───── Given data
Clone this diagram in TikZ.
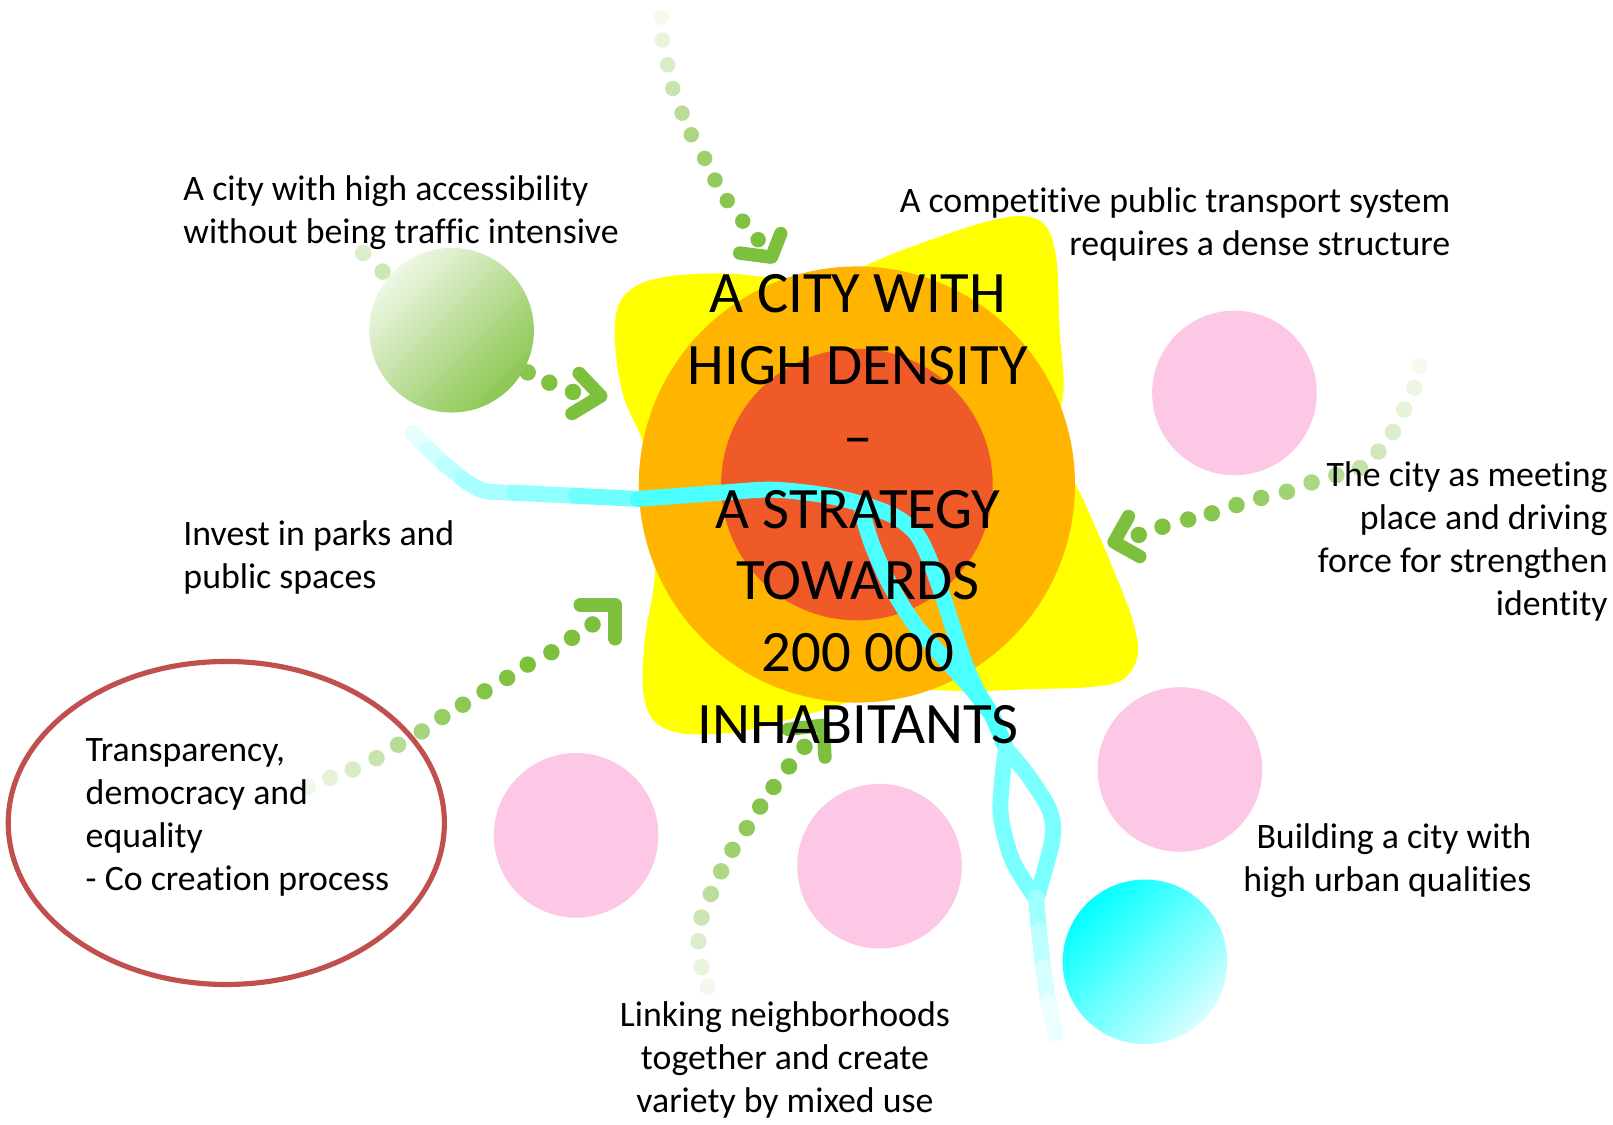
\documentclass[tikz,border=0pt]{standalone}
\usepackage{fontspec}
\setmainfont{Carlito}[Ligatures={NoCommon}]
\definecolor{ystar}{HTML}{FFFF00}
\definecolor{orng}{HTML}{FFB400}
\definecolor{redc}{HTML}{F05A28}
\definecolor{pinkc}{HTML}{FCC8E6}
\definecolor{grn}{RGB}{125,192,62}
\definecolor{ellc}{HTML}{C0504D}
\definecolor{glight}{HTML}{EEF7E6}
\definecolor{gdark}{HTML}{8CC751}
\definecolor{cyn}{RGB}{0,255,255}
\definecolor{clight}{HTML}{D8FFFF}
\begin{document}
\begin{tikzpicture}[x=0.02cm,y=-0.02cm,
  chev/.style={draw=grn, line width=0.26cm, line cap=round, line join=round},
  river/.style={line width=0.31cm, line cap=round, line join=round},
  txt/.style={font=\fontsize{19.8}{23.8}\selectfont, inner sep=0pt, text=black},
  titletxt/.style={font=\fontsize{32.5}{39.7}\selectfont, inner sep=0pt, align=center, text=black},
  blob/.style={fill=pinkc}
]
\useasboundingbox (0,0) rectangle (1568,1093.6);
\fill[white] (0,0) rectangle (1568,1093.6);

% yellow star
\fill[ystar] plot[smooth cycle, tension=0.55] coordinates {
  (639,488) (625,430) (606,385) (598,335) (601,297) (620,277) (655,268) (710,266)
  (798,272)
  (880,242) (950,218) (992,210) (1016,219) (1027,252) (1030,320) (1034,375)
  (1029,432)
  (1055,490) (1080,548) (1101,603) (1106,637) (1091,661) (1058,668) (1000,670) (945,672)
  (868,672)
  (790,693) (720,711) (664,713) (635,700) (625,670) (627,620) (636,565)};
\fill[orng] (833,471) circle[radius=212];
\fill[redc] (833,471) circle[radius=132];

% river
\draw[river, cyn!10] (401,421) -- (416,436);
\draw[river, cyn!18] (416,436) -- (432,451);
\draw[river, cyn!26] (432,451) -- (450,466);
\draw[river, cyn!34] plot[smooth] coordinates {(450,466) (470,477) (500,479)};
\draw[river, cyn!44] (500,479) -- (560,482);
\draw[river, cyn!56] (560,482) -- (620,485);
\draw[river, cyn!70] plot[smooth] coordinates {(620,485) (700,479) (750,476) (800,481) (838,490) (870,502) (890,518) (902,540) (916,578) (928,615) (938,645) (950,672) (965,697) (978,728)};
\draw[river, cyn!70] plot[smooth] coordinates {(838,498) (848,530) (866,570) (890,608) (918,640) (945,670) (960,690)};
\draw[river, cyn!52] plot[smooth] coordinates {(978,728) (974,760) (973,794) (984,836) (1006,872)};
\draw[river, cyn!52] plot[smooth] coordinates {(978,728) (998,752) (1020,787) (1023,816) (1008,872)};
\draw[river, cyn!38] (1007,872) -- (1010,905);
\draw[river, cyn!26] (1010,905) -- (1014,940);
\draw[river, cyn!16] (1014,940) -- (1019,975);
\draw[river, cyn!8] (1019,975) -- (1026,1005);

% dotted arrow from the top
\foreach \x/\y/\p in {643/17/8, 644/39/18, 649/63/30, 654/86/42, 663/110/54, 672/131/65, 685/154/75, 695/175/84, 707/195/91, 722/215/97, 737/233/100}
  \fill[grn!\p] (\x,\y) circle[radius=7.5];
\draw[chev] (759,227) -- (750,250) -- (719,246);

% dotted arrow through the green circle
\foreach \x/\y/\p in {353/246/28, 372/264/38, 400/285/50, 440/310/60, 480/337/80, 513/362/92, 534/372/98, 557/381/100}
  \fill[grn!\p] (\x,\y) circle[radius=8];
\draw[chev] (563,363) -- (584,385) -- (556,402);

% dotted arrow from the right
\foreach \x/\y/\p in {1380/356/8, 1375/377/14, 1365/398/20, 1354/420/28, 1340/439/36, 1322/455/45, 1299/462/55, 1275/469/64, 1251/478/72, 1226/484/80, 1202/491/86, 1178/499/91, 1155/505/95, 1130/512/98, 1107/520/100}
  \fill[grn!\p] (\x,\y) circle[radius=8];
\draw[chev] (1097,502) -- (1083,527) -- (1108,541);

% dotted arrow from the lower left
\foreach \x/\y/\p in {299/765/12, 321/756/20, 343/748/30, 366/737/42, 387/724/55, 410/711/68, 430/697/80, 450/685/88, 471/672/94, 493/659/98, 513/646/100, 536/634/100, 556/620/100, 576/607/100}
  \fill[grn!\p] (\x,\y) circle[radius=8];
\draw[chev] (564,588) -- (598,588) -- (598,621);

% dotted arrow from the bottom
\foreach \x/\y/\p in {688/959/10, 682/940/18, 679/915/28, 682/892/40, 691/869/52, 701/847/64, 712/826/75, 726/805/85, 739/784/92, 752/765/97, 767/745/100, 782/726/100}
  \fill[grn!\p] (\x,\y) circle[radius=8];
\draw[chev] (766,709) -- (800,705) -- (802,736);

% circles
\shade[top color=glight, bottom color=gdark, shading angle=45] (439,321) circle[radius=80];
\fill[blob] (1200,382) circle[radius=80];
\fill[blob] (1147,748) circle[radius=80];
\fill[blob] (560,812) circle[radius=80];
\fill[blob] (855,842) circle[radius=80];
\shade[top color=cyn, bottom color=clight, shading angle=45] (1113,935) circle[radius=80];

% red ellipse
\draw[ellc, line width=0.1cm] (220,800) ellipse[x radius=212, y radius=157];

% title
\node[titletxt] (title) at (834,495) {A CITY WITH\\HIGH DENSITY\\–\\A STRATEGY\\TOWARDS\\200 000\\INHABITANTS};

% labels
\node[txt, anchor=north west, align=left] (access) at (178,165.6) {\strut A city with high accessibility\\without being traffic intensive};
\node[txt, anchor=north east, align=right] (transport) at (1410,176.6) {\strut A competitive public transport system\\requires a dense structure};
\node[txt, anchor=north east, align=right] (meeting) at (1563,443.6) {\strut The city as meeting\\place and driving\\force for strengthen\\identity};
\node[txt, anchor=north west, align=left] (parks) at (178,500.6) {\strut Invest in parks and\\public spaces};
\node[txt, anchor=north west, align=left] (transp) at (83,710.6) {\strut Transparency,\\democracy and\\equality\\- Co creation process};
\node[txt, anchor=north east, align=right] (quality) at (1489,795.6) {\strut Building a city with\\high urban qualities};
\node[txt, anchor=north, align=center] (linking) at (763,968.6) {\strut Linking neighborhoods\\together and create\\variety by mixed use};
\end{tikzpicture}
\end{document}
──────────
_What needs to be done_
Copy each line exactly, and leave the pictures out of your copy.

_Task answer_
Clone this diagram in TikZ.
\documentclass[tikz,border=0pt]{standalone}
\usepackage{fontspec}
\setmainfont{Carlito}[Ligatures={NoCommon}]
\definecolor{ystar}{HTML}{FFFF00}
\definecolor{orng}{HTML}{FFB400}
\definecolor{redc}{HTML}{F05A28}
\definecolor{pinkc}{HTML}{FCC8E6}
\definecolor{grn}{RGB}{125,192,62}
\definecolor{ellc}{HTML}{C0504D}
\definecolor{glight}{HTML}{EEF7E6}
\definecolor{gdark}{HTML}{8CC751}
\definecolor{cyn}{RGB}{0,255,255}
\definecolor{clight}{HTML}{D8FFFF}
\begin{document}
\begin{tikzpicture}[x=0.02cm,y=-0.02cm,
  chev/.style={draw=grn, line width=0.26cm, line cap=round, line join=round},
  river/.style={line width=0.31cm, line cap=round, line join=round},
  txt/.style={font=\fontsize{19.8}{23.8}\selectfont, inner sep=0pt, text=black},
  titletxt/.style={font=\fontsize{32.5}{39.7}\selectfont, inner sep=0pt, align=center, text=black},
  blob/.style={fill=pinkc}
]
\useasboundingbox (0,0) rectangle (1568,1093.6);
\fill[white] (0,0) rectangle (1568,1093.6);

% yellow star
\fill[ystar] plot[smooth cycle, tension=0.55] coordinates {
  (639,488) (625,430) (606,385) (598,335) (601,297) (620,277) (655,268) (710,266)
  (798,272)
  (880,242) (950,218) (992,210) (1016,219) (1027,252) (1030,320) (1034,375)
  (1029,432)
  (1055,490) (1080,548) (1101,603) (1106,637) (1091,661) (1058,668) (1000,670) (945,672)
  (868,672)
  (790,693) (720,711) (664,713) (635,700) (625,670) (627,620) (636,565)};
\fill[orng] (833,471) circle[radius=212];
\fill[redc] (833,471) circle[radius=132];

% river
\draw[river, cyn!10] (401,421) -- (416,436);
\draw[river, cyn!18] (416,436) -- (432,451);
\draw[river, cyn!26] (432,451) -- (450,466);
\draw[river, cyn!34] plot[smooth] coordinates {(450,466) (470,477) (500,479)};
\draw[river, cyn!44] (500,479) -- (560,482);
\draw[river, cyn!56] (560,482) -- (620,485);
\draw[river, cyn!70] plot[smooth] coordinates {(620,485) (700,479) (750,476) (800,481) (838,490) (870,502) (890,518) (902,540) (916,578) (928,615) (938,645) (950,672) (965,697) (978,728)};
\draw[river, cyn!70] plot[smooth] coordinates {(838,498) (848,530) (866,570) (890,608) (918,640) (945,670) (960,690)};
\draw[river, cyn!52] plot[smooth] coordinates {(978,728) (974,760) (973,794) (984,836) (1006,872)};
\draw[river, cyn!52] plot[smooth] coordinates {(978,728) (998,752) (1020,787) (1023,816) (1008,872)};
\draw[river, cyn!38] (1007,872) -- (1010,905);
\draw[river, cyn!26] (1010,905) -- (1014,940);
\draw[river, cyn!16] (1014,940) -- (1019,975);
\draw[river, cyn!8] (1019,975) -- (1026,1005);

% dotted arrow from the top
\foreach \x/\y/\p in {643/17/8, 644/39/18, 649/63/30, 654/86/42, 663/110/54, 672/131/65, 685/154/75, 695/175/84, 707/195/91, 722/215/97, 737/233/100}
  \fill[grn!\p] (\x,\y) circle[radius=7.5];
\draw[chev] (759,227) -- (750,250) -- (719,246);

% dotted arrow through the green circle
\foreach \x/\y/\p in {353/246/28, 372/264/38, 400/285/50, 440/310/60, 480/337/80, 513/362/92, 534/372/98, 557/381/100}
  \fill[grn!\p] (\x,\y) circle[radius=8];
\draw[chev] (563,363) -- (584,385) -- (556,402);

% dotted arrow from the right
\foreach \x/\y/\p in {1380/356/8, 1375/377/14, 1365/398/20, 1354/420/28, 1340/439/36, 1322/455/45, 1299/462/55, 1275/469/64, 1251/478/72, 1226/484/80, 1202/491/86, 1178/499/91, 1155/505/95, 1130/512/98, 1107/520/100}
  \fill[grn!\p] (\x,\y) circle[radius=8];
\draw[chev] (1097,502) -- (1083,527) -- (1108,541);

% dotted arrow from the lower left
\foreach \x/\y/\p in {299/765/12, 321/756/20, 343/748/30, 366/737/42, 387/724/55, 410/711/68, 430/697/80, 450/685/88, 471/672/94, 493/659/98, 513/646/100, 536/634/100, 556/620/100, 576/607/100}
  \fill[grn!\p] (\x,\y) circle[radius=8];
\draw[chev] (564,588) -- (598,588) -- (598,621);

% dotted arrow from the bottom
\foreach \x/\y/\p in {688/959/10, 682/940/18, 679/915/28, 682/892/40, 691/869/52, 701/847/64, 712/826/75, 726/805/85, 739/784/92, 752/765/97, 767/745/100, 782/726/100}
  \fill[grn!\p] (\x,\y) circle[radius=8];
\draw[chev] (766,709) -- (800,705) -- (802,736);

% circles
\shade[top color=glight, bottom color=gdark, shading angle=45] (439,321) circle[radius=80];
\fill[blob] (1200,382) circle[radius=80];
\fill[blob] (1147,748) circle[radius=80];
\fill[blob] (560,812) circle[radius=80];
\fill[blob] (855,842) circle[radius=80];
\shade[top color=cyn, bottom color=clight, shading angle=45] (1113,935) circle[radius=80];

% red ellipse
\draw[ellc, line width=0.1cm] (220,800) ellipse[x radius=212, y radius=157];

% title
\node[titletxt] (title) at (834,495) {A CITY WITH\\HIGH DENSITY\\–\\A STRATEGY\\TOWARDS\\200 000\\INHABITANTS};

% labels
\node[txt, anchor=north west, align=left] (access) at (178,165.6) {\strut A city with high accessibility\\without being traffic intensive};
\node[txt, anchor=north east, align=right] (transport) at (1410,176.6) {\strut A competitive public transport system\\requires a dense structure};
\node[txt, anchor=north east, align=right] (meeting) at (1563,443.6) {\strut The city as meeting\\place and driving\\force for strengthen\\identity};
\node[txt, anchor=north west, align=left] (parks) at (178,500.6) {\strut Invest in parks and\\public spaces};
\node[txt, anchor=north west, align=left] (transp) at (83,710.6) {\strut Transparency,\\democracy and\\equality\\- Co creation process};
\node[txt, anchor=north east, align=right] (quality) at (1489,795.6) {\strut Building a city with\\high urban qualities};
\node[txt, anchor=north, align=center] (linking) at (763,968.6) {\strut Linking neighborhoods\\together and create\\variety by mixed use};
\end{tikzpicture}
\end{document}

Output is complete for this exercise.